Pre action protocols encourage an early exchange of information to avoid litigation and support the efficient management of proceedings. The court is unlikely to look favourably on a situation where by one party would not have brought the case to court had they been in possession of all the facts, but the other party saw fit to withhold certain facts. We must disclose any evidence, which either sustains or prejudices our case.

We applaud HE’s stance that they protect the public purse.  But what about protecting the public?

Is it right that HE can enter into formal agreements with eyes wide open and obtain the best deal for themselves but the very people for whom they work (the public) are subject to another set of rates, higher pricing and different pricing methods (such as multipliers for ‘shifts’) that HE have no interest in, do not authorise or agree?

There is also a concern that HE do not understand their own environment.  When asked about aspects, we were supplied incorrect information.  We suspect this is because so many duties have been passed to contractors that HE have lost experience, knowledge.

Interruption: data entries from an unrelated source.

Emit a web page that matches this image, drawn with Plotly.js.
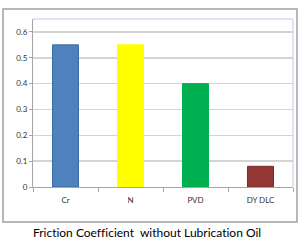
<!DOCTYPE html>
<html><head><meta charset="utf-8">
<script src="https://cdn.plot.ly/plotly-3.0.1.min.js"></script>
<style>html,body{margin:0;padding:0;background:#fff}#c{width:300px;height:250px}#c text{font-variant-ligatures:none;font-feature-settings:"liga" 0,"dlig" 0}</style>
</head><body><div id="c"></div>
<script>
const categories = ["Cr", "N", "PVD", "DY DLC"];
const frictionValues = [0.55, 0.55, 0.40, 0.08];
const barColors = ["#4F81BD", "#FFFF00", "#00B050", "#943634"];
const barEdges = ["#3C6BA3", "#FFFF00", "#00B050", "#7A2A28"];
const yTickVals = [0, 0.1, 0.2, 0.3, 0.4, 0.5, 0.6];
const yTickText = ["0", "0.1", "0.2", "0.3", "0.4", "0.5", "0.6"];
const chartTitle = "Friction Coefficient&nbsp;&nbsp;without Lubrication Oil";

const trace = {
  type: "bar", x: categories, y: frictionValues,
  marker: {color: barColors, line: {color: barEdges, width: 1}},
  hoverinfo: "none"
};
const layout = {
  width: 300, height: 250,
  margin: {l: 33, r: 7, t: 19, b: 63},
  paper_bgcolor: "#ffffff", plot_bgcolor: "#ffffff",
  bargap: 0.6, showlegend: false,
  font: {family: "Lato, Liberation Sans, sans-serif", color: "#404040"},
  xaxis: {
    type: "category", tickson: "boundaries", ticks: "outside", ticklen: 4,
    tickcolor: "#A6A6A6", tickwidth: 1,
    showline: true, linecolor: "#A6A6A6", linewidth: 1,
    showgrid: false, zeroline: false, fixedrange: true,
    ticklabelstandoff: 5,
    tickfont: {family: "Lato, sans-serif", size: 8, color: "#333333"}
  },
  yaxis: {
    range: [0, 0.65], tickvals: yTickVals, ticktext: yTickText,
    ticks: "outside", ticklen: 3, tickcolor: "#A6A6A6",
    showline: true, linecolor: "#A6A6A6", linewidth: 1,
    showgrid: true, gridcolor: "#D4D4D4", gridwidth: 1.5,
    zeroline: false, fixedrange: true,
    tickfont: {family: "Lato, sans-serif", size: 8, color: "#333333"}
  },
  shapes: [
    {type: "line", xref: "paper", yref: "paper", x0: 0, x1: 1, y0: 1, y1: 1,
     line: {color: "#B9CDE5", width: 1}},
    {type: "line", xref: "paper", yref: "paper", x0: 1, x1: 1, y0: 0, y1: 1,
     line: {color: "#B9CDE5", width: 1}},
    {type: "rect", xref: "paper", yref: "paper", x0: -0.1154, x1: 1.0154, y0: -0.2083, y1: 1.0595,
     line: {color: "#A0A0A0", width: 1.5}, layer: "below"}
  ],
  annotations: [
    {text: chartTitle, xref: "paper", yref: "paper", x: 0.438, y: -0.268,
     xanchor: "center", yanchor: "middle", showarrow: false,
     font: {family: "Lato, sans-serif", size: 12, color: "#000000"}}
  ]
};
Plotly.newPlot("c", [trace], layout, {displayModeBar: false, staticPlot: true});
</script></body></html>
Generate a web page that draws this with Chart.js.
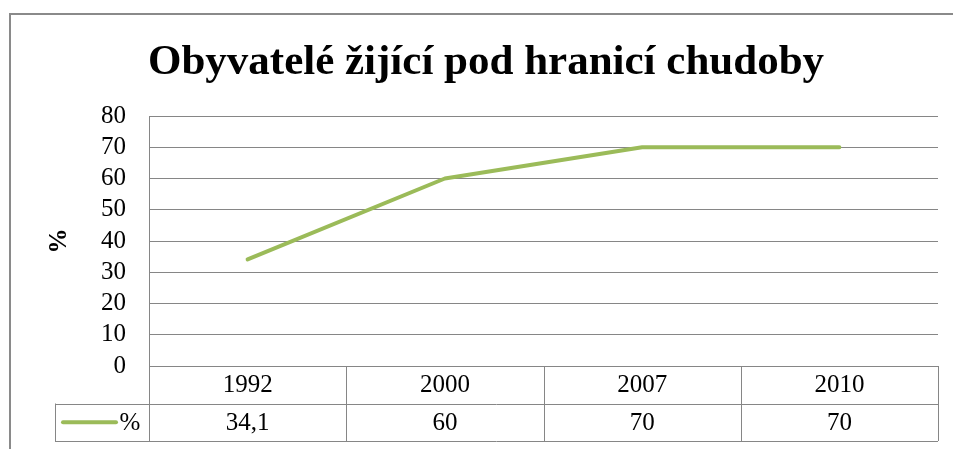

Drivers, fleets and insurers are also kept from HE’s concerns about their own contractors.  For example, in November 2014, HE became aware that a contractor was effectively ‘holding their finger in the air’ to price claims; that rather that use a recognised methodology, the contractor was relying upon experience.  This was not disclosed to the public (drivers, fleets and insurers).  Indeed, HE did not even review sub-threshold matters despite learning of an issue with the pricing methodology on their own claims! The information was not placed in the public domain.